SANATOGA PA – Prohibiting and dealing with “animals causing nuisances,” as well as regulations that limit the number of pets housed on a property under certain circumstances, both are subjects of a proposed animal activity law in Lower Pottsgrove that will be the subject of a Sept. 8 (2015; Tuesday) public hearing by the township Board of Commissioners. It will start at 7 p.m. in the municipal building, 2199 Buchert Rd.

  • The commissioners’ meeting that was previously scheduled to be held tonight (Thursday, Aug. 20) at 7 p.m. has been canceled.

The hearing is free to attend and open to the public, and those with opinions on the law will be allowed to identify themselves and comment. Those who plan to attend should note this particular meeting will occur on a Tuesday, which is uncommon for the board; it usually meets on the first Monday and third Thursday of the month.

The proposed law also has been written to address the housing of “exotic and farm animals” within the township borders, and defines the role and authority of animal control officers.
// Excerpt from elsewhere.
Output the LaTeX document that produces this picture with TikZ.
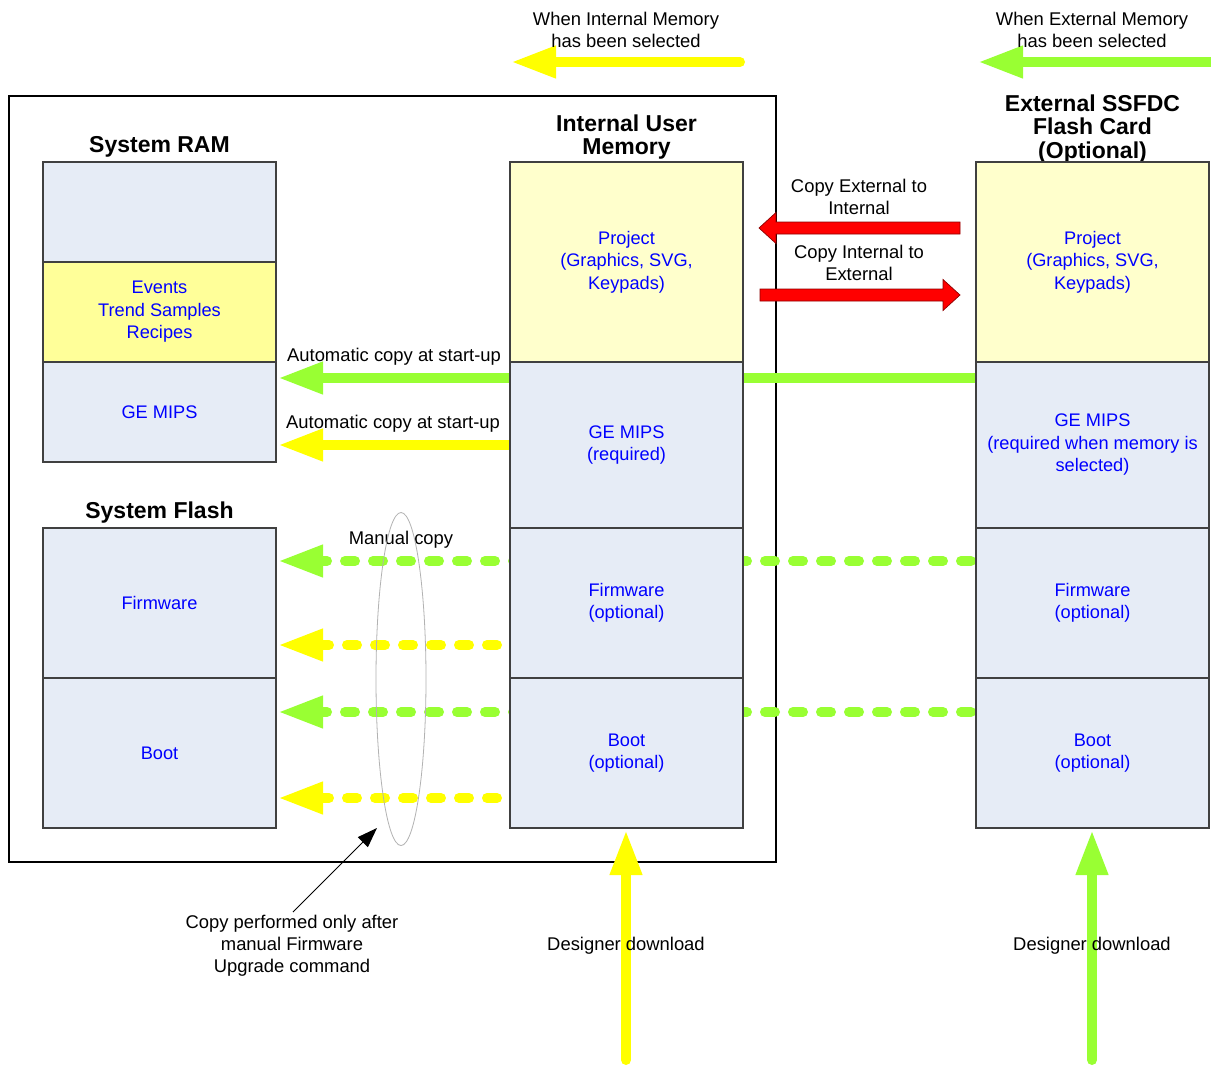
\documentclass[tikz,border=0pt]{standalone}
\usepackage{fontspec}
\setmainfont{Liberation Sans}
\usetikzlibrary{arrows.meta}
\definecolor{agreen}{RGB}{153,255,51}
\definecolor{ayellow}{RGB}{255,255,0}
\definecolor{paleyel}{RGB}{255,255,204}
\definecolor{evyel}{RGB}{255,255,153}
\definecolor{secblue}{RGB}{230,236,246}
\definecolor{secline}{RGB}{64,64,64}
\definecolor{txtblue}{RGB}{0,0,255}
\tikzset{
  txt/.style={font=\fontsize{18.4}{22}\selectfont, align=center, inner sep=0pt, text=black},
  ttl/.style={font=\bfseries\fontsize{23}{23.5}\selectfont, align=center, inner sep=0pt, text=black},
  sect/.style={draw=secline, line width=1.2pt, minimum width=233pt, inner sep=0pt, text=txtblue, align=center, font=\fontsize{18.2}{22.5}\selectfont},
  sblue/.style={sect, fill=secblue},
  spale/.style={sect, fill=paleyel},
  sev/.style={sect, fill=evyel},
  big/.style={line width=10pt, -{Triangle[length=45pt,width=30pt]}},
  bigdash/.style={big, line cap=round, dash pattern=on 10pt off 18pt},
  redarrow/.style={fill=red, draw=red!55!black, line width=0.7pt, line join=miter}
}
\begin{document}
\begin{tikzpicture}[x=1pt,y=-1pt]
\useasboundingbox (0,0) rectangle (1211,1068);
\fill[white] (0,0) rectangle (1211,1068);

% coordinates for arrow ends
\coordinate (ytopS) at (740,62);
\coordinate (ytopE) at (511,62);
\coordinate (gtopS) at (1220,62);
\coordinate (gtopE) at (978,62);
\coordinate (ga1S) at (976,378);
\coordinate (ga1E) at (278,378);
\coordinate (ya1S) at (515,445);
\coordinate (ya1E) at (278,445);
\coordinate (gd1S) at (971,561);
\coordinate (gd1E) at (278,561);
\coordinate (yd1S) at (497,645);
\coordinate (yd1E) at (278,645);
\coordinate (gd2S) at (971,712);
\coordinate (gd2E) at (278,712);
\coordinate (yd2S) at (497,798);
\coordinate (yd2E) at (278,798);
\coordinate (yvS) at (626,1060);
\coordinate (yvE) at (626,830);
\coordinate (gvS) at (1092,1060);
\coordinate (gvE) at (1092,830);

% outer box
\node[draw=black, line width=1.5pt, minimum width=767pt, minimum height=766pt, inner sep=0pt] (outer) at (392.5,479) {};

% top arrows and labels
\draw[big, ayellow, line cap=round] (ytopS) -- (ytopE);
\draw[big, agreen, line cap=round] (gtopS) -- (gtopE);
\node[txt] (tInt) at (626,30) {When Internal Memory\\has been selected};
\node[txt] (tExt) at (1092,30) {When External Memory\\has been selected};

% horizontal copy arrows (under columns)
\draw[big, agreen] (ga1S) -- (ga1E);
\draw[big, ayellow] (ya1S) -- (ya1E);
\draw[bigdash, agreen] (gd1S) -- (gd1E);
\draw[bigdash, ayellow] (yd1S) -- (yd1E);
\draw[bigdash, agreen] (gd2S) -- (gd2E);
\draw[bigdash, ayellow] (yd2S) -- (yd2E);

% System RAM
\node[ttl] (ramT) at (159.5,147) {System RAM};
\node[sblue, minimum height=100pt] (ramTop) at (159.5,212) {};
\node[sev, minimum height=100pt] (ramEv) at (159.5,312) {Events\\Trend Samples\\Recipes};
\node[sblue, minimum height=100pt] (ramGE) at (159.5,412) {GE MIPS};

% System Flash
\node[ttl] (flT) at (159.5,513) {System Flash};
\node[sblue, minimum height=150pt] (flFw) at (159.5,603) {Firmware};
\node[sblue, minimum height=150pt] (flBoot) at (159.5,753) {Boot};

% Internal User Memory
\node[ttl] (inT) at (626.5,137) {Internal User\\Memory};
\node[spale, minimum height=200pt] (inProj) at (626.5,262) {Project\\(Graphics, SVG,\\Keypads)};
\node[sblue, minimum height=166pt] (inGE) at (626.5,445) {GE MIPS\\(required)};
\node[sblue, minimum height=150pt] (inFw) at (626.5,603) {Firmware\\(optional)};
\node[sblue, minimum height=150pt] (inBoot) at (626.5,753) {Boot\\(optional)};

% External
\node[ttl] (exT) at (1092.5,129) {External SSFDC\\Flash Card\\(Optional)};
\node[spale, minimum height=200pt] (exProj) at (1092.5,262) {Project\\(Graphics, SVG,\\Keypads)};
\node[sblue, minimum height=166pt] (exGE) at (1092.5,445) {GE MIPS\\(required when memory is\\selected)};
\node[sblue, minimum height=150pt] (exFw) at (1092.5,603) {Firmware\\(optional)};
\node[sblue, minimum height=150pt] (exBoot) at (1092.5,753) {Boot\\(optional)};

% labels for copies
\node[txt] (lAuto1) at (394,357) {Automatic copy at start-up};
\node[txt] (lAuto2) at (393,424) {Automatic copy at start-up};
\node[txt] (lMan) at (401,540) {Manual copy};

% red arrows
\node[txt] (lEI) at (859,197) {Copy External to\\Internal};
\node[txt] (lIE) at (859,263) {Copy Internal to\\External};
\coordinate (r1tip) at (759,228);
\coordinate (r2tip) at (960,295);
\draw[redarrow] (r1tip) -- ++(17,-15.5) -- ++(0,9.5) -- ++(184,0) -- ++(0,12) -- ++(-184,0) -- ++(0,9.5) -- cycle;
\draw[redarrow] (r2tip) -- ++(-17,-15.5) -- ++(0,9.5) -- ++(-183,0) -- ++(0,12) -- ++(183,0) -- ++(0,9.5) -- cycle;

% ellipse
\draw[black!30, line width=0.8pt] (401,679) ellipse [x radius=25, y radius=166.5];

% note pointer
\node[txt] (note) at (292,946) {Copy performed only after\\manual Firmware\\Upgrade command};
\coordinate (noteS) at (293,912);
\coordinate (noteE) at (377,828);
\draw[black, line width=0.9pt, -{Triangle[length=20pt,width=14pt]}] (noteS) -- (noteE);

% vertical download arrows
\draw[big, ayellow, line cap=round] (yvS) -- (yvE);
\draw[big, agreen, line cap=round] (gvS) -- (gvE);
\node[txt] (dl1) at (626,946) {Designer download};
\node[txt] (dl2) at (1092,946) {Designer download};
\end{tikzpicture}
\end{document}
Complete copies of the ordinance are available for public viewing Mondays through Fridays from 8 a.m. to 4 p.m. at the municipal building.
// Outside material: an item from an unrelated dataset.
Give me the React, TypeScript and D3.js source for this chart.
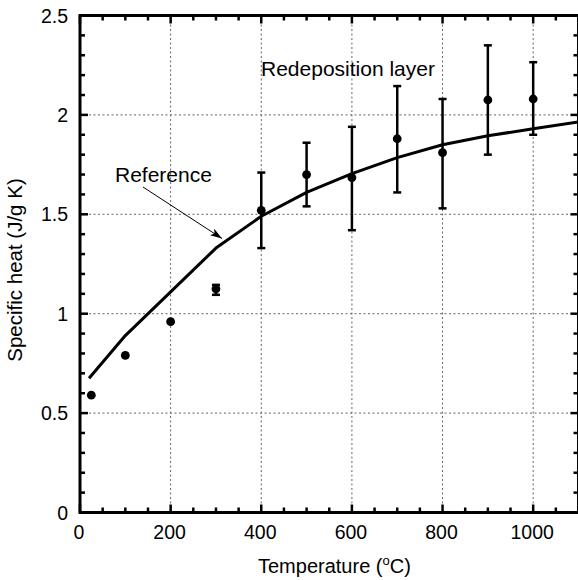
import React from 'react';
import * as d3 from 'd3';

// measured specific heat, redeposition layer
const temps = [25, 100, 200, 300, 400, 500, 600, 700, 800, 900, 1000];
const heat = [0.59, 0.79, 0.96, 1.125, 1.52, 1.70, 1.685, 1.88, 1.81, 2.075, 2.08];
const errLow = [null, null, null, 1.095, 1.33, 1.54, 1.42, 1.61, 1.53, 1.80, 1.90];
const errHigh = [null, null, null, 1.145, 1.71, 1.86, 1.94, 2.145, 2.08, 2.35, 2.265];

// reference curve
const refTemps = [20, 100, 200, 300, 400, 500, 600, 700, 800, 900, 1000, 1100];
const refHeat = [0.675, 0.89, 1.11, 1.33, 1.49, 1.61, 1.705, 1.785, 1.85, 1.895, 1.93, 1.965];

const xMajor = [0, 200, 400, 600, 800, 1000];
const yMajor = [0, 0.5, 1, 1.5, 2, 2.5];
const yTickLabels = ['0', '0.5', '1', '1.5', '2', '2.5'];

const W = 578;
const H = 580;
const FONT = '"Liberation Sans", Arial, Helvetica, sans-serif';

const App = () => {
  const x = d3.scaleLinear().domain([0, 1100]).range([80, 578.5]);
  const y = d3.scaleLinear().domain([0, 2.5]).range([512.5, 15.5]);

  const [x0, x1] = x.range();
  const [y0, y1] = y.range();

  const xMinor = d3.range(50, 1100, 50).filter(v => v % 200 !== 0);
  const yMinor = d3.range(1, 25).map(v => v / 10).filter(v => Math.round(v * 10) % 5 !== 0);

  const refLine = d3.line<number>()
    .x((_, i) => x(refTemps[i]))
    .y(d => y(d));

  const majorLen = 8;
  const minorLen = 5;

  return (
    <svg width={W} height={H} style={{ position: 'fixed', left: 0, top: 0, background: '#fff' }}
      fontFamily={FONT}>
      {/* grid */}
      <g stroke="#666" strokeWidth={1} strokeDasharray="2,2.5">
        {xMajor.filter(v => v > 0).map(v => (
          <line key={'gx' + v} x1={x(v)} x2={x(v)} y1={y0} y2={y1} />
        ))}
        {yMajor.filter(v => v > 0 && v < 2.5).map(v => (
          <line key={'gy' + v} x1={x0} x2={x1} y1={y(v)} y2={y(v)} />
        ))}
      </g>

      {/* reference line */}
      <path d={refLine(refHeat) || ''} fill="none" stroke="#000" strokeWidth={3} strokeLinejoin="round" />

      {/* error bars */}
      <g stroke="#000" strokeWidth={2.5}>
        {temps.map((t, i) => {
          const lo = errLow[i];
          const hi = errHigh[i];
          if (lo == null || hi == null) return null;
          const cx = x(t);
          return (
            <g key={'e' + i}>
              <line x1={cx} x2={cx} y1={y(lo)} y2={y(hi)} />
              <line x1={cx - 4} x2={cx + 4} y1={y(lo)} y2={y(lo)} />
              <line x1={cx - 4} x2={cx + 4} y1={y(hi)} y2={y(hi)} />
            </g>
          );
        })}
      </g>

      {/* points */}
      {temps.map((t, i) => (
        <circle key={'p' + i} cx={x(t)} cy={y(heat[i])} r={4.4} fill="#000" />
      ))}

      {/* ticks, all pointing inward */}
      <g stroke="#000" strokeWidth={2.5}>
        {xMajor.map(v => (
          <g key={'tx' + v}>
            <line x1={x(v)} x2={x(v)} y1={y0} y2={y0 - majorLen} />
            <line x1={x(v)} x2={x(v)} y1={y1} y2={y1 + majorLen} />
          </g>
        ))}
        {xMinor.map(v => (
          <g key={'mx' + v}>
            <line x1={x(v)} x2={x(v)} y1={y0} y2={y0 - minorLen} />
            <line x1={x(v)} x2={x(v)} y1={y1} y2={y1 + minorLen} />
          </g>
        ))}
        {yMajor.map(v => (
          <g key={'ty' + v}>
            <line x1={x0} x2={x0 + majorLen} y1={y(v)} y2={y(v)} />
            <line x1={x1} x2={x1 - majorLen} y1={y(v)} y2={y(v)} />
          </g>
        ))}
        {yMinor.map(v => (
          <g key={'my' + v}>
            <line x1={x0} x2={x0 + minorLen} y1={y(v)} y2={y(v)} />
            <line x1={x1} x2={x1 - minorLen} y1={y(v)} y2={y(v)} />
          </g>
        ))}
      </g>

      {/* frame */}
      <rect x={x0} y={y1} width={x1 - x0} height={y0 - y1} fill="none" stroke="#000" strokeWidth={3} />

      {/* tick labels */}
      <g fontSize={19.5} fill="#000">
        {xMajor.map(v => (
          <text key={'lx' + v} x={x(v) - 1} y={539} textAnchor="middle">{v}</text>
        ))}
        {yMajor.map((v, i) => (
          <text key={'ly' + v} x={68} y={y(v) + 7} textAnchor="end">{yTickLabels[i]}</text>
        ))}
      </g>

      {/* axis titles */}
      <text x={258} y={573} fontSize={20} fill="#000">
        Temperature (<tspan fontSize={13} dy={-8}>o</tspan><tspan dy={8}>C)</tspan>
      </text>
      <text transform="translate(21.5,270) rotate(-90)" textAnchor="middle" fontSize={20.5} fill="#000">
        Specific heat (J/g K)
      </text>

      {/* annotations */}
      <text x={261} y={76} fontSize={21} fill="#000">Redeposition layer</text>
      <text x={115} y={182} fontSize={21} fill="#000">Reference</text>
      <defs>
        <marker id="arrowhead" viewBox="0 0 12 8" refX={12} refY={4} markerWidth={12} markerHeight={8}
          markerUnits="userSpaceOnUse" orient="auto">
          <path d="M0,0 L12,4 L0,8 L3,4 Z" fill="#000" />
        </marker>
      </defs>
      <line x1={143} y1={187} x2={222} y2={238.5} stroke="#000" strokeWidth={1} markerEnd="url(#arrowhead)" />
    </svg>
  );
};

export default App;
A legal advertisement published Tuesday (Aug. 18) on the board’s behalf states the law is intended to “ensure the safety, peace, comfort and enjoyment” of the township residents. If approved by the board – commissioners have previously said that’s likely – the law would take effect immediately, according to the printed notice.

Commissioners, Police Chief Michael Foltz and Solicitor Robert Brant have been consulting on the law’s wording and intent since early May. Foltz has reported his officers have seen more domestic animals being kept in local housing communities. With them, neighbors’ complaints about animal and pet noises and control issues also have risen, Foltz said.

The chief told commissioners current regulations give insufficient authority to the township’s contracted animal control officer to handle certain complaints. The proposal solves that problem, and also addresses complaints personally aired to board members by local residents in recent months. One couple described how they felt trapped in their home by their neighbors’ several dogs.

During last month (July 2015) alone, Foltz reported, his officers handled 24 time-consuming calls regarding animals: two dealing with dog bites; nine with stray animals, four with animal complaint reports, and nine other animal-related complaints.

Foltz also has asked state game wardens for suggestions to ensure the proposed law covers most anticipated situations involving animals. Township Manager Ed Wagner advised board members during their July 23 meeting the ordinance would be advertised for “a future hearing.”